Dive Brief:
- The International Bank for Reconstruction and Development, a subsidiary of the World Bank Group, said last week it had priced a 7-year benchmark bond that matures in January 2031 and raised $5 billion from investors.
- The Sustainable Development Bond attracted capital from a diverse investor group, including bank treasuries, official institutions and asset managers. Barclays, BMO Capital Markets, BNP Paribas and Citigroup Global Markets are listed as the lead managers of the bond.
- The bond supports the World Bank’s goal of helping developing countries combat poverty by boosting their economies as they navigate multiple crises. The transaction generated the largest order book for a World Bank 7-year bond, and was the first transaction of the year in U.S. dollars for the Sovereign, Supranational and Agency market.
Dive Insight:
Investors attached to the bond were seeking both a “high-quality liquid asset” and a sustainable investment and were motivated by the World Bank’s triple-A credit rating and its sustainable development initiatives, according to the press release.

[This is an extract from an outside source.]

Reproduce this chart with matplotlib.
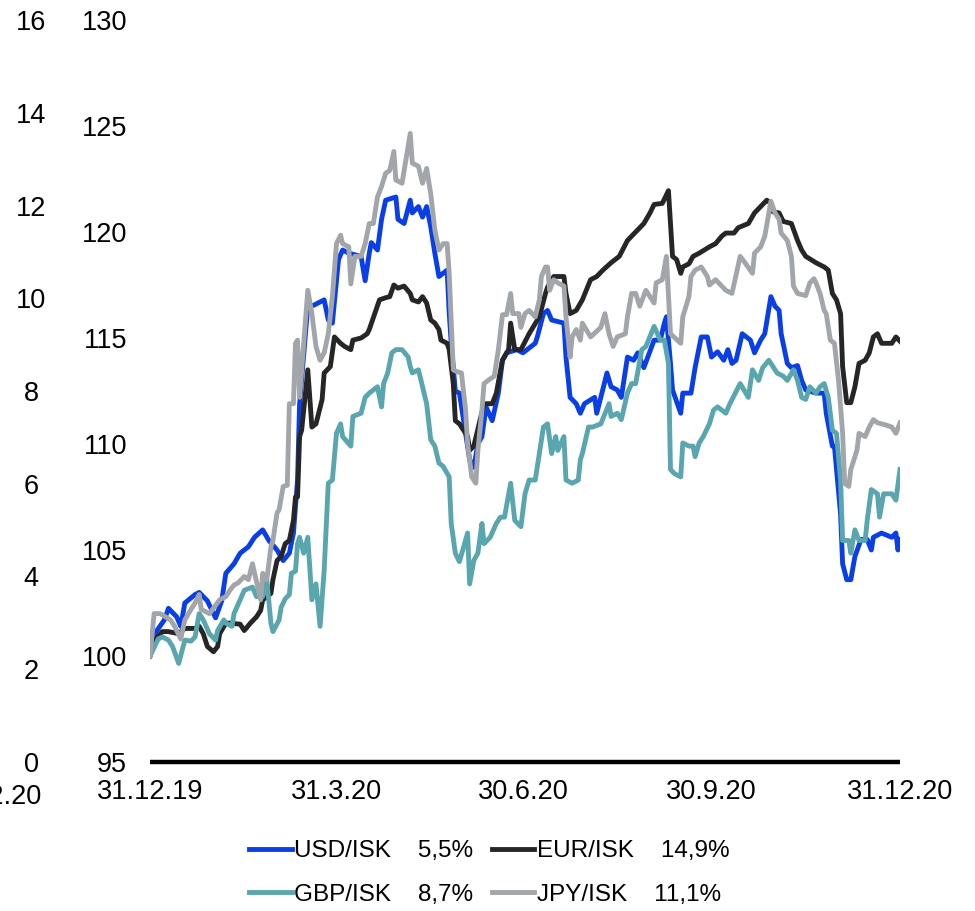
import matplotlib
matplotlib.use('Agg')
import matplotlib.pyplot as plt
import numpy as np

plt.rcParams['font.family'] = ['Liberation Sans', 'DejaVu Sans']

# day offsets from 31.12.2019 and index values (31.12.2019 = 100)
usd_days = [0, 3, 7, 9, 13, 15, 17, 22, 24, 28, 32, 35, 37, 41, 44, 48, 51, 55, 58, 62, 65, 68, 70, 72, 73,
            77, 80, 85, 87, 89, 92, 94, 97, 103, 105, 107, 108, 111, 113, 115, 120, 121, 124, 127, 128, 131,
            133, 135, 137, 139, 141, 145, 146, 147, 149, 151, 156, 158, 160, 162, 164, 167, 170, 172, 174,
            179, 182, 188, 189, 192, 194, 196, 202, 203, 205, 208, 210, 212, 217, 218, 220, 223, 225, 228,
            230, 233, 236, 238, 241, 246, 249, 251, 252, 254, 255, 259, 260, 264, 266, 269, 272, 274, 277,
            280, 282, 284, 286, 289, 293, 295, 298, 300, 303, 305, 307, 308, 311, 313, 316, 318, 320, 325,
            329, 330, 333, 334, 337, 338, 340, 342, 344, 347, 350, 352, 353, 357, 362, 364, 365, 366]
usd = [100.0, 101.15, 101.7, 102.25, 101.85, 101.4, 102.5, 102.9, 103.0, 102.6, 101.8, 102.6, 103.9, 104.35,
       104.85, 105.15, 105.6, 105.95, 105.45, 105.0, 104.5, 104.85, 105.8, 108.3, 111.9,
       116.5, 116.55, 116.8, 115.85, 115.7, 118.7, 119.15, 119.0, 118.85, 117.7, 119.0, 119.5, 119.15, 120.6,
       121.5, 121.65, 120.6, 120.4, 121.5, 120.9, 121.2, 120.7, 121.2, 120.25, 119.0, 117.9, 118.2, 116.2,
       114.75, 112.5, 112.4, 109.25, 108.9, 110.0, 110.35, 111.75, 111.1, 112.4, 113.95, 114.3,
       114.45, 114.3, 114.75, 115.05, 116.15, 116.3, 115.85, 115.7, 114.1, 112.2, 111.9, 111.45, 111.9, 112.2,
       111.45, 112.2, 113.35, 112.7, 112.55, 112.2, 114.1, 113.95, 114.3, 113.6, 114.9, 114.9, 115.7, 116.0,
       113.8, 112.55, 111.45, 112.4, 112.4, 113.6, 115.05, 115.05, 114.1, 114.35, 113.95, 114.45, 113.8,
       113.95, 115.2, 114.9, 114.3, 114.9, 115.2, 116.95, 116.5, 116.3, 115.2, 113.8, 113.6, 113.7, 113.0,
       112.55, 112.4, 112.4, 111.45, 109.9, 109.9, 106.7, 104.35, 103.6, 103.6, 104.7, 105.5, 105.5, 105.0,
       105.6, 105.8, 105.6, 105.8, 105.0, 105.5]

eur_days = [0, 3, 6, 9, 14, 17, 22, 24, 26, 28, 31, 33, 34, 37, 39, 44, 46, 49, 52, 54, 55, 59, 60, 62, 64,
            66, 68, 70, 71, 72, 73, 74, 77, 79, 81, 84, 85, 88, 90, 93, 95, 98, 99, 103, 106, 107, 112, 115,
            117, 119, 121, 124, 127, 128, 131, 133, 135, 137, 139, 141, 142, 145, 146, 148, 149, 151, 155,
            156, 158, 163, 167, 169, 172, 175, 176, 178, 181, 185, 190, 193, 194, 197, 202, 203, 205, 208,
            211, 215, 218, 221, 225, 229, 233, 238, 241, 244, 246, 250, 253, 255, 257, 259, 260, 263, 265,
            268, 273, 276, 279, 281, 285, 287, 292, 295, 298, 301, 303, 304, 307, 309, 313, 316, 318, 320,
            325, 329, 331, 333, 335, 337, 338, 340, 342, 344, 346, 349, 351, 353, 355, 357, 362, 364, 366]
eur = [100.0, 100.8, 101.15, 101.15, 101.05, 101.3, 101.3, 101.4, 101.05, 100.45, 100.2, 100.45, 101.05,
       101.55, 101.55, 101.5, 101.2, 101.55, 101.85, 102.15, 102.65, 102.95, 103.6, 104.5, 104.7,
       105.3, 105.45, 106.4, 107.5, 107.5, 110.35, 110.65, 113.5, 110.8, 110.95, 112.1, 113.35, 113.65,
       115.05, 114.75, 114.6, 114.45, 114.9, 115.0, 115.2, 115.4, 116.8, 116.9, 116.95, 117.5, 117.35,
       117.45, 117.1, 116.8, 116.7, 116.95, 116.65, 115.85, 115.7, 115.4, 114.9, 114.75, 114.45, 112.85,
       111.1, 110.95, 110.35, 109.7, 109.9, 111.9, 111.9, 112.4, 113.95, 114.45, 115.7, 114.45, 114.45,
       115.2, 116.0, 117.1, 117.4, 117.9, 117.9, 117.1, 116.15, 116.3, 116.8, 117.75, 117.9, 118.2, 118.55,
       118.85, 119.6, 120.1, 120.4, 120.9, 121.3, 121.35, 121.95, 118.85, 118.7, 118.05, 118.35, 118.5,
       118.85, 119.0, 119.3, 119.45, 119.8, 119.95, 119.95, 120.2, 120.4, 120.9, 121.2, 121.5, 121.35,
       120.95, 120.9, 120.5, 120.4, 119.6, 119.15, 118.85, 118.55, 118.35, 118.2, 117.1, 116.8, 116.15,
       113.65, 111.95, 111.95, 112.7, 113.8, 113.95, 114.3, 115.05, 115.2, 114.75, 114.75, 115.05, 114.85]

gbp_days = [0, 4, 6, 9, 11, 14, 17, 20, 22, 24, 26, 29, 32, 33, 36, 37, 40, 41, 44, 46, 50, 52, 55, 57, 59,
            60, 63, 64, 66, 68, 69, 71, 72, 73, 75, 77, 79, 81, 83, 85, 87, 89, 91, 93, 94, 98, 99, 103,
            105, 107, 111, 113, 114, 116, 118, 120, 123, 126, 127, 128, 131, 133, 135, 137, 139, 141, 143,
            146, 147, 149, 151, 155, 156, 158, 160, 162, 163, 166, 169, 171, 173, 176, 178, 181, 183, 185,
            188, 190, 192, 194, 196, 198, 199, 202, 203, 206, 209, 210, 211, 214, 216, 220, 224, 225, 228,
            230, 233, 235, 237, 240, 242, 246, 249, 251, 253, 254, 256, 259, 260, 263, 265, 266, 268, 270,
            273, 275, 277, 281, 283, 288, 292, 294, 297, 299, 302, 306, 309, 311, 314, 316, 318, 320, 322,
            325, 327, 329, 331, 333, 335, 337, 338, 341, 342, 344, 346, 349, 350, 352, 355, 356, 358, 362,
            364, 366]
gbp = [100.0, 100.8, 100.9, 100.75, 100.45, 99.65, 100.75, 100.7, 100.9, 102.0, 101.7, 101.05, 100.75,
       101.2, 101.7, 101.55, 101.4, 102.0, 102.65, 103.1, 103.25, 102.8, 102.8, 103.6, 101.55,
       101.15, 101.7, 102.3, 102.7, 102.9, 103.9, 104.0, 105.3, 105.6, 104.85, 105.6, 102.65, 103.4, 101.4,
       104.05, 108.15, 108.3, 110.5, 110.95, 110.35, 109.9, 111.3, 111.45, 112.2, 112.4, 112.7, 111.75,
       112.85, 113.35, 114.3, 114.45, 114.45, 114.1, 113.65, 113.35, 113.5, 112.7, 111.9, 110.2, 109.9,
       109.1, 108.95, 108.45, 106.25, 104.85, 104.45, 105.8, 103.4, 104.5, 104.85, 106.25, 105.3, 105.6,
       106.25, 106.55, 106.55, 108.15, 106.4, 106.1, 107.65, 108.3, 108.3, 109.55, 110.8, 110.95, 109.55,
       110.35, 109.7, 110.35, 108.3, 108.15, 108.3, 109.25, 109.55, 110.8, 110.8, 110.95, 111.9, 111.3,
       111.45, 111.15, 112.4, 112.85, 112.85, 114.45, 114.6, 115.55, 114.9, 114.9, 113.8, 108.8, 108.6,
       108.45, 110.05, 109.9, 109.9, 109.4, 110.05, 110.35, 110.95, 111.6, 111.75, 111.45, 111.9, 112.85,
       112.2, 113.5, 113.0, 113.6, 113.95, 113.35, 113.2, 113.0, 113.5, 113.0, 112.2, 112.1, 112.7, 112.4,
       112.7, 112.85, 112.2, 110.65, 110.5, 108.3, 105.45, 105.45, 104.85, 105.95, 105.45, 105.45, 106.4,
       107.85, 107.65, 106.55, 107.65, 107.65, 107.35, 108.8]

jpy_days = [0, 2, 5, 10, 12, 15, 17, 20, 22, 24, 25, 29, 34, 37, 39, 41, 43, 46, 48, 50, 54, 55, 57, 59,
            60, 62, 63, 65, 67, 68, 70, 71, 72, 73, 77, 79, 81, 83, 85, 87, 89, 91, 93, 94, 97, 98, 100,
            103, 105, 107, 109, 111, 113, 115, 117, 119, 120, 123, 127, 128, 131, 133, 135, 137, 139, 141,
            143, 145, 146, 148, 150, 152, 154, 155, 157, 159, 160, 162, 163, 165, 168, 170, 172, 174, 176,
            177, 180, 181, 183, 185, 188, 190, 191, 193, 194, 195, 197, 199, 202, 203, 205, 206, 208, 210,
            211, 215, 220, 222, 224, 226, 228, 232, 233, 235, 237, 239, 242, 246, 247, 250, 252, 254, 259,
            260, 263, 264, 266, 269, 272, 273, 276, 279, 281, 284, 288, 290, 294, 295, 298, 300, 302, 303,
            305, 307, 308, 311, 313, 314, 316, 320, 322, 324, 325, 327, 329, 330, 332, 334, 336, 338, 339,
            341, 342, 345, 346, 349, 351, 353, 355, 359, 362, 364, 366]
jpy = [100.0, 102.0, 102.0, 101.7, 101.4, 100.8, 101.7, 102.2, 102.5, 102.9, 102.2, 102.0, 102.65, 102.8,
       103.1, 103.35, 103.45, 103.75, 103.6, 104.35, 102.65, 103.9, 103.6, 105.15,
       105.45, 106.75, 106.9, 108.0, 108.05, 111.9, 111.9, 114.75, 114.9, 112.2, 117.25, 116.15, 114.6,
       113.95, 114.3, 115.2, 116.95, 119.45, 119.85, 119.45, 119.3, 117.55, 118.85,
       118.85, 119.45, 120.4, 120.4, 121.65, 122.15, 122.77, 122.9, 123.8, 122.45, 122.3, 124.65, 123.25,
       123.1, 122.3, 123.0, 121.8, 120.1, 119.15, 119.45, 119.45, 118.05, 113.5, 113.4, 113.35, 111.6,
       110.0, 108.45, 108.15, 109.7, 111.6, 112.85, 113.0, 113.2, 114.45, 116.1, 116.1, 117.1,
       116.15, 116.15, 115.5, 116.15, 116.3, 116.0, 116.8, 117.9, 118.35, 118.35, 117.25, 117.75, 117.6,
       117.45, 116.0, 114.1, 115.05, 115.4, 114.9, 115.7, 115.05, 115.5, 116.15, 115.2, 114.6, 115.05,
       115.2, 116.0, 117.1, 117.1, 116.5, 117.25, 116.65, 117.6, 117.75, 118.85, 115.2, 114.75, 116.0,
       116.95, 117.9, 118.2, 118.35, 117.9, 117.5, 117.75, 117.45, 117.25, 117.1, 118.85, 118.6,
       118.05, 119.0, 119.3, 119.8, 120.9, 121.45, 120.9, 120.6, 119.95, 119.6, 118.85, 117.45, 117.1,
       117.0, 117.6, 117.8, 117.6, 117.1, 116.3, 116.15, 114.9, 114.75, 113.0, 110.5, 108.15, 108.0,
       108.8, 109.7, 110.5, 110.35, 110.8, 111.15, 111.0, 110.9, 110.8, 110.5, 111.0]

names = ['USD/ISK', 'EUR/ISK', 'GBP/ISK', 'JPY/ISK']
changes = ['5,5%', '14,9%', '8,7%', '11,1%']
colors = ['#0A3FE8', '#262626', '#5AA6AE', '#A2A6AB']

tick_days = [0, 91, 182, 274, 366]
tick_labels = ['31.12.19', '31.3.20', '30.6.20', '30.9.20', '31.12.20']

fig = plt.figure(figsize=(9.75, 9.11), dpi=100)
ax = fig.add_axes([150 / 975, 1 - 762 / 911, 750 / 975, 742 / 911])

series = [(usd_days, usd), (eur_days, eur), (gbp_days, gbp), (jpy_days, jpy)]
lines = []
for (d, v), name, ch, c in zip(series, names, changes, colors):
    ln, = ax.plot(d, v, color=c, lw=3.5, label=f'{name}    {ch}', solid_joinstyle='round')
    lines.append(ln)

ax.set_xlim(0, 366)
ax.set_ylim(95, 130)
ax.set_yticks(np.arange(95, 131, 5))
ax.set_xticks(tick_days)
ax.set_xticklabels(tick_labels)
for s in ['top', 'right', 'left']:
    ax.spines[s].set_visible(False)
ax.spines['bottom'].set_linewidth(3.2)
ax.spines['bottom'].set_capstyle('butt')
ax.tick_params(axis='both', length=0, labelsize=19.5)
ax.tick_params(axis='y', pad=16.5)
ax.tick_params(axis='x', pad=12)

# secondary left axis 0-16
ax2 = ax.twinx()
ax2.set_ylim(0, 16)
ax2.set_yticks(np.arange(0, 17, 2))
ax2.yaxis.set_ticks_position('left')
for s in ['top', 'right', 'left', 'bottom']:
    ax2.spines[s].set_visible(False)
ax2.tick_params(axis='y', length=0, labelsize=19.5, pad=85.5)
for lab in ax2.get_yticklabels():
    lab.set_horizontalalignment('center')

fig.text(42 / 975, 1 - 797 / 911, '31.12.20', ha='right', va='center', fontsize=19.5)

order = [0, 2, 1, 3]
fig.legend([lines[i] for i in order], [lines[i].get_label() for i in order],
           loc='center', bbox_to_anchor=(0.502, 1 - 873 / 911), ncol=2, frameon=False,
           fontsize=17.5, handlelength=1.75, handletextpad=0.12, columnspacing=0.75,
           labelspacing=0.9, borderpad=0)

fig.savefig('out.png', dpi=100)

These initiatives utilize funds to achieve positive social and environmental impact in the organization’s 189 member countries, which include Afghanistan, Bolivia, Ethiopia, Mexico and others.
Jorge Familiar, the World Bank’s vice president and treasurer, said the organization’s 75-year track record as a “stable and predictable” bond issuer enabled it to “build a loyal, globally diverse, and ever-increasing set of investors looking to support sustainable development in [its] member countries.”
Investors backing the Sustainable Development Bond primarily originate from the Europe, the Middle East and Africa region, contributing 56% of capital, followed by the Americas with 26% of capital and Asia with 18% of capital.
Banks and bank treasuries led the investments with 49% of capital, followed by central banks and official institutions with 35% of capital, and asset managers and insurance funds with 16% of capital.
The bond, which will be listed on the Luxembourg Stock Exchange, pays a semi-annual coupon of 4% and offers a spread of 0.167% compared to the U.S. Treasury, with a semi-annual yield of 4.082%, according to the release.
The World Bank reportedly issued $43 billion worth of bonds in 20 different currencies and completed 196 transactions to support the financing of sustainable development projects and programs in the fiscal year of 2023, per the organization’s website.
Last month, at the COP28 climate summit, the World Bank Group said it would devote 45% of its annual financing to climate projects for the fiscal year between July 1, 2024 and June 30, 2025. The bank previously set a goal to use 35% of financing for climate-related projects by 2025, but has already surpassed it with an average of 36.3% of funding being used for climate projects as of July 2022.